This week it’s an indie spectacular with Aftershock Comics’ Brothers Dracul and the new Image series Crude!
Brothers Dracul #1 (Aftershock Comics)
I’m naturally interested in anything that has to do with the legend of Dracula, so Aftershock Comics’ new series Brothers Dracul piqued my interest. While many comics about the infamous Son of the Dragon focus on his vampiric mythology, the Cullen Bunn and Mirko Colak series instead focuses on the actual historical figure Vlad Dracul, and his life as a young boy with his brother and father.
Radu Dracul returns home to visit his brother and finds a horrifying sight: hundreds upon hundreds of people impaled on large pikes. Shocked by what his brother has become, Radu thinks back to their childhood together and remembers a time when the two brothers were in battle against an enemy Sultan, but were captured with their father. After making a deal for their lives, their father is allowed to leave, but the two sons must stay behind with the enemy.
Cullen Bunn is no stranger to comics with a darker edge, but I wish he was able to keep this story more engaging than it is. Brothers Dracul starts off really strong, and I almost thought that the series would focus on Radu’s attempts to help his brother return from the brink of madness. But once the flashbacks begin, the issue’s plot starts to slow down a little. That may be because we don’t know how this story from their past connects with the main story, but as it stands right now, it definitely slows the book’s pace considerably.
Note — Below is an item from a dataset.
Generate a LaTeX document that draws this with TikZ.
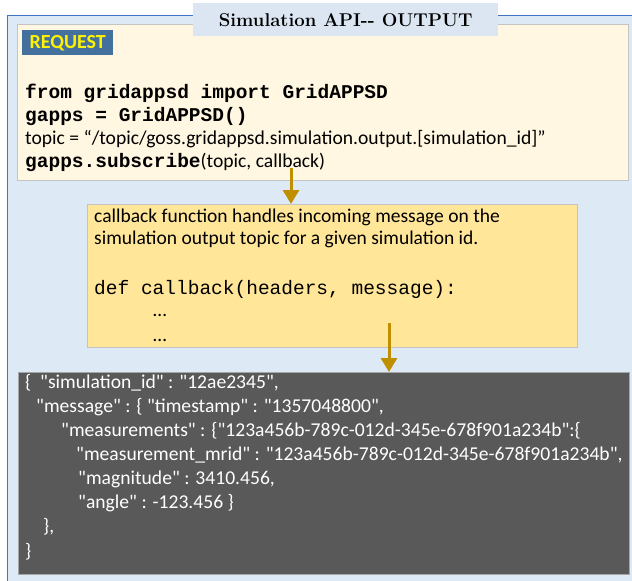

On the art side of things, Mirko Colak brings a solid and really grisly style to Bunn’s script. The opening splash page depicting Vlad’s “work” is suitably gory and disgusting, and Colak does a great job of showcasing the horror on Radu’s face, and the despair Vlad’s subjects feel. The battle sequence is also drawn well, with Colak showing a natural flair for frenetic action sequences.
While Brothers Dracul loses steam as the book continues, I’m still going to check out the next issue to see how the flashbacks relate to the main story. At the very least, it’s cool to see a Dracula book focus more on the actual historical figure than the legend, even if I did miss seeing Vlad turn into a bunch of bats.
Crude #1 (Image Comics)
I honestly didn’t know what to expect from Crude when I first started reading it. Based on the title I assumed the Steve Orlando and Garry Brown Image series was going to involve something with oil, but I wasn’t expecting a family drama about a Russian man who’s son is mysteriously killed after going to work on an oil refinery. Going in completely cold was the best way to check out this series, and the mystery is pretty solid and engaging.
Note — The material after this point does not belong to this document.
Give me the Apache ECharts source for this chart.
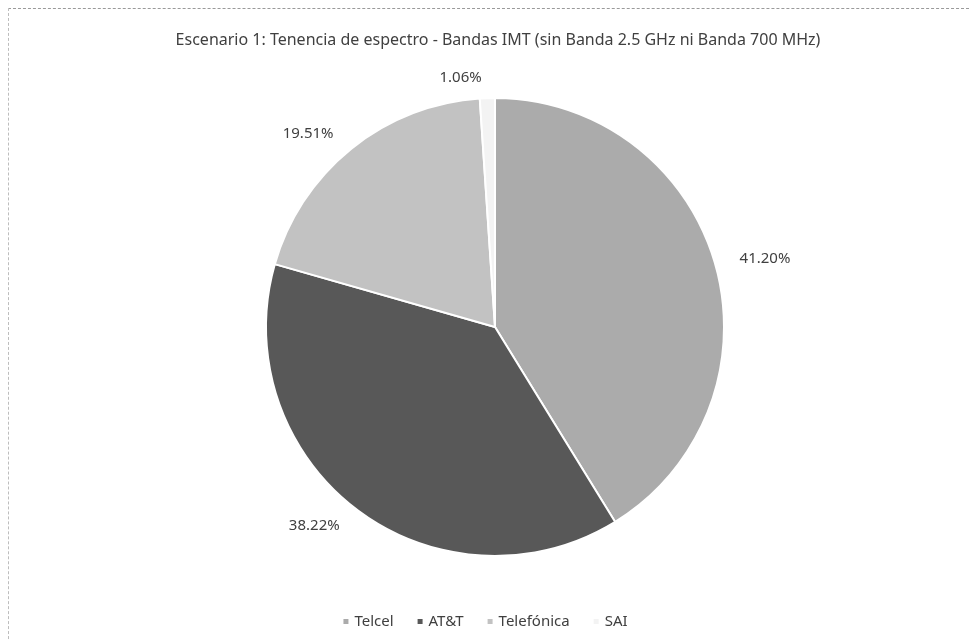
<!DOCTYPE html>
<html>
<head>
    <meta charset="UTF-8">
    <title>Escenario 1</title>
    <script src="https://cdn.jsdelivr.net/npm/echarts@6/dist/echarts.min.js"></script>
    <style type="text/css">
        html, body {
            margin: 0px;
            padding: 0px;
            background: #fff;
        }
        #chart {
            width: 969px;
            height: 640px;
        }
        #frame {
            position: absolute;
            left: 8px;
            top: 8px;
            width: 970px;
            height: 640px;
            border-left: 1px dashed #bdbdbd;
            border-top: 1px dashed #9a9a9a;
            pointer-events: none;
        }
    </style>
</head>
<body>
    <div id="chart"></div>
    <div id="frame"></div>
    <script>
        var titleText = 'Escenario 1: Tenencia de espectro - Bandas IMT (sin Banda 2.5 GHz ni Banda 700 MHz)';
        var operators = ['Telcel', 'AT&T', 'Telefónica', 'SAI'];
        var shares = [41.20, 38.22, 19.51, 1.06];
        var colors = ['#ababab', '#585858', '#c2c2c2', '#f3f3f3'];

        var pieData = operators.map(function (name, i) {
            return { name: name, value: shares[i], itemStyle: { color: colors[i] } };
        });

        var chart = echarts.init(document.getElementById('chart'), null, { renderer: 'canvas' });
        chart.setOption({
            backgroundColor: '#ffffff',
            animation: false,
            title: {
                text: titleText,
                left: 493,
                top: 27,
                textAlign: 'center',
                textStyle: {
                    fontFamily: 'Noto Sans',
                    fontSize: 16,
                    fontWeight: 'normal',
                    color: '#404040'
                }
            },
            legend: {
                data: operators,
                bottom: 6,
                left: 'center',
                itemWidth: 7,
                itemHeight: 7,
                itemGap: 22,
                icon: 'rect',
                textStyle: {
                    fontFamily: 'Noto Sans',
                    fontSize: 15,
                    color: '#404040'
                }
            },
            series: [{
                type: 'pie',
                center: [495, 327],
                radius: 229,
                startAngle: 90,
                clockwise: true,
                data: pieData,
                itemStyle: {
                    borderColor: '#ffffff',
                    borderWidth: 2
                },
                label: {
                    show: true,
                    position: 'outside',
                    formatter: function (p) { return p.value.toFixed(2) + '%'; },
                    fontFamily: 'Noto Sans',
                    fontSize: 15,
                    color: '#404040'
                },
                labelLine: {
                    show: false,
                    length: 20,
                    length2: 0
                }
            }]
        });
    </script>
</body>
</html>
Years ago, Piotr’s son Kiril left to work on the Blackstone oil refinery. Fed up with being persecuted in his home country, Kiril left behind his family and friends to make money on the refinery, only to end up dead. When Piotr picks up his son’s body, he decides to travel out to Blackstone to try to piece together Kiril’s life on the refinery and what could have led to his death.
Steve Orlando’s script takes some time to get that mystery going, but that’s honestly not a deal breaker here. Much of the issue is spent giving us the background information on Piotr and Kiril so that we completely understand not only Kiril’s motivations, but the sadness Piotr feels when Kiril’s dead body is brought back to him. We’re just as engaged as Piotr is in his son’s death, and want to find out what happened to him.
Garry Brown’s art is perfectly suited for this kind of comic. Since his style is more in line with a dramatic comic like this, it makes sense for him to deliver some of his best work with this issue. While his rough style is still apparent in some panels, it actually adds to the mood of the issue, as his close ups and use of shadow help to present the mysteries of Kiril and Piotr’s lives.
Crude is a series that probably won’t make a ton of waves on the comic stands, but it really should. A family drama/mystery comic is not something you see on the shelves every day, and it’s actually a really engaging and refreshing read. If you’re looking for something different to try out in your comic reading diet, this is the book to check out.